It’s not often I can use one word, but this was a day that deserves it.
I ended up having to work late. Not that it’s a particularly uncommon event in my household for me to say “Dad has to work late,” but usually I know enough in advance, with my position, to make arrangements for that.
“Arrangements” means that I normally get some food in a crock pot or pre-cooked so all my middle daughter and two sons have to do is heat it up and eat. This is what I was unable to do today.
So given that I had a cell phone and so did my daughter I texted her and asked if she thought she could make something. We had spaghetti sauce, fettuccine noodles and the like. So she said she’d make pasta and get the boys ready. When a couple hours turned into many hours that also pushed it to bedtime.

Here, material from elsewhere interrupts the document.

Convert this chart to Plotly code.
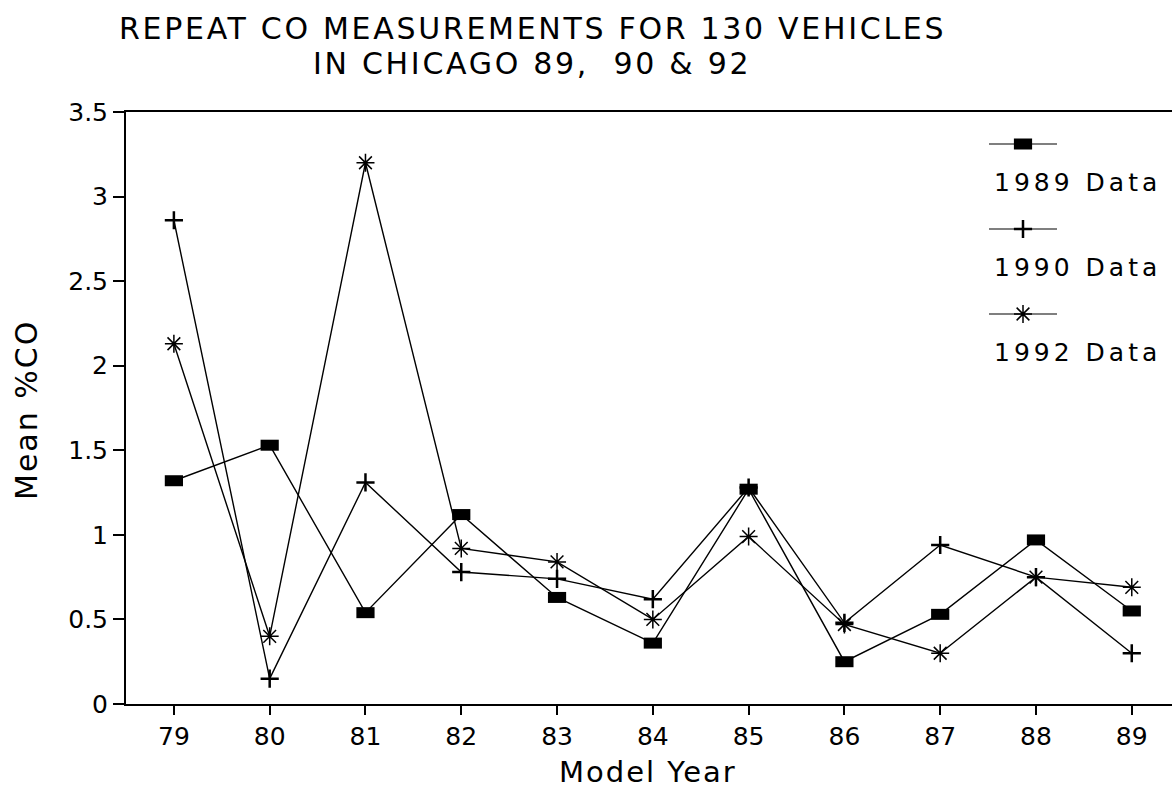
import plotly.graph_objects as go

# ---- data ----
model_years = [79, 80, 81, 82, 83, 84, 85, 86, 87, 88, 89]
tick_labels = ["79", "80", "81", "82", "83", "84", "85", "86", "87", "88", "89"]
co_1989 = [1.32, 1.53, 0.54, 1.12, 0.63, 0.36, 1.27, 0.25, 0.53, 0.97, 0.55]
co_1990 = [2.86, 0.15, 1.31, 0.78, 0.74, 0.62, 1.28, 0.48, 0.94, 0.75, 0.30]
co_1992 = [2.13, 0.40, 3.20, 0.92, 0.84, 0.50, 0.99, 0.47, 0.30, 0.75, 0.69]
series_names = ["1989 Data", "1990 Data", "1992 Data"]
y_ticks = [0, 0.5, 1, 1.5, 2, 2.5, 3, 3.5]
y_tick_labels = ["0", "0.5", "1", "1.5", "2", "2.5", "3", "3.5"]
title_lines = ["REPEAT CO MEASUREMENTS FOR 130 VEHICLES", "IN CHICAGO 89,  90 & 92"]

W, H = 1172, 792
L, R, T, B = 126, 0, 112, 88
FONT = "DejaVu Sans"


def spaced(text, px):
    return '<span style="letter-spacing:%.1fpx">%s</span>' % (px, text)


styles = [
    dict(symbol="line-ew", size=13, line=dict(color="black", width=11)),
    dict(symbol="cross-thin", size=13, line=dict(color="black", width=2.5)),
    dict(symbol="asterisk", size=15, line=dict(color="black", width=1.5)),
]

fig = go.Figure()
for name, vals, st in zip(series_names, [co_1989, co_1990, co_1992], styles):
    fig.add_trace(go.Scatter(
        x=model_years, y=vals, mode="lines+markers", name=name,
        line=dict(color="black", width=1.4),
        marker=dict(color="black", **st),
        showlegend=False,
    ))

# custom legend (line sample above text), on a hidden pixel-space overlay axis
pw, ph = W - L - R, H - T - B
leg_x0, leg_x1 = 989, 1057
leg_line_y = [144, 229, 314]
leg_text_y = [182, 267, 352]
for name, st, ly in zip(series_names, styles, leg_line_y):
    fig.add_trace(go.Scatter(
        x=[leg_x0, leg_x1], y=[ly, ly], mode="lines", xaxis="x2", yaxis="y2",
        line=dict(color="black", width=1.2), showlegend=False, hoverinfo="skip"))
    fig.add_trace(go.Scatter(
        x=[(leg_x0 + leg_x1) / 2], y=[ly], mode="markers", xaxis="x2", yaxis="y2",
        marker=dict(color="black", **st), showlegend=False, hoverinfo="skip"))

annotations = []
for name, ty in zip(series_names, leg_text_y):
    annotations.append(dict(x=992, y=ty, xref="x2", yref="y2", text=spaced(name, 4),
                            showarrow=False, xanchor="left", yanchor="middle",
                            font=dict(family=FONT, size=25, color="black")))


def pxx(px):
    return (px - L) / pw


def pxy(py):
    return (H - B - py) / ph


annotations.append(dict(x=pxx(532), y=pxy(28), xref="paper", yref="paper",
                        text=spaced(title_lines[0], 2.7),
                        showarrow=False, xanchor="center", yanchor="middle",
                        font=dict(family=FONT, size=30, color="black")))
annotations.append(dict(x=pxx(532), y=pxy(64), xref="paper", yref="paper",
                        text=spaced(title_lines[1], 2.7),
                        showarrow=False, xanchor="center", yanchor="middle",
                        font=dict(family=FONT, size=30, color="black")))
annotations.append(dict(x=pxx(648), y=pxy(772), xref="paper", yref="paper",
                        text=spaced("Model Year", 2),
                        showarrow=False, xanchor="center", yanchor="middle",
                        font=dict(family=FONT, size=29, color="black")))
annotations.append(dict(x=pxx(26), y=pxy(410), xref="paper", yref="paper",
                        text=spaced("Mean %CO", 2),
                        showarrow=False, xanchor="center", yanchor="middle", textangle=-90,
                        font=dict(family=FONT, size=30, color="black")))

fig.update_layout(
    width=W, height=H,
    margin=dict(l=L, r=R, t=T, b=B, pad=0),
    paper_bgcolor="white", plot_bgcolor="white",
    font=dict(family=FONT, color="black"),
    xaxis=dict(range=[78.5, 89.42], tickmode="array", tickvals=model_years, ticktext=tick_labels,
               ticks="outside", ticklen=9, tickwidth=1.5, tickcolor="black",
               showline=True, linewidth=2, linecolor="black", mirror=True,
               showgrid=False, zeroline=False, tickfont=dict(size=25, family=FONT, color="black")),
    yaxis=dict(range=[0, 3.5], tickmode="array", tickvals=y_ticks, ticktext=y_tick_labels,
               ticks="outside", ticklen=11, tickwidth=1.5, tickcolor="black",
               showline=True, linewidth=2, linecolor="black", mirror=False,
               showgrid=False, zeroline=False, tickfont=dict(size=25, family=FONT, color="black")),
    xaxis2=dict(range=[L, W - R], overlaying="x", visible=False, fixedrange=True),
    yaxis2=dict(range=[H - B, T], overlaying="y", visible=False, fixedrange=True),
    annotations=annotations,
    showlegend=False,
)

fig.write_html("out.html")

“Tell the boys it’s time to shower,” I told my daughter via text.
“Already done, one is showered, other just got in.”
I smiled, taken a bit aback and happy things were going well.
An hour later it was bedtime.
I grabbed my phone and texted my kids “goodnight.”
Then I realized that my phone upgrade had the ability to send an audio text.
“Goodnight! Love you guys!”
I got one in return.
Exhausted, with the only food open for the night being crappy McDonald’s burgers for me . . . which I regretted 5 minutes after eating them . . . I entered the house and heard music playing from my stereo.
“Jesus just left Chicago…and he’s bound for New Orleans.”
My daughter looked up. “Hi Daddy!”
“Hi kiddo…ZZ Top, huh?”
“Yeah, I found a tape on the stereo cabinet.” It was a mix tape I’d made Andrea when we were still dating. It actually still played.
“I made that for your Mom…” I said, not able to really finish the sentence. ”
“Yeah. I figured if you made it the good stuff you listen to would be on there.”
I smiled a little because as I walked into where she was in the kitchen she’d already made sandwiches for her and her brothers for tomorrow.
“You didn’t have to make lunches,” I told her.
“Well, I only got the sandwiches done so far. Dishwasher is full. Boys are in bed.”
This is the same girl who wouldn’t do dishes, wasn’t turning in homework and was having major issues 3 years ago. I hugged her.
I put the bag with my “dinner” in it on the table and helped finish the lunches.
The evening was long and a bit exhausting but I was energized by the smile and help my daughter had given me.
It isn’t often my kids help me instead of the other way around, but I needed the little bit of boost this week.
I hugged my daughter and she went up to bed.
As I sat and ate my lukewarm hamburgers . . . I listened to Clapton sing “My love has gone behind the sun…” and smiled at the memory of her mother.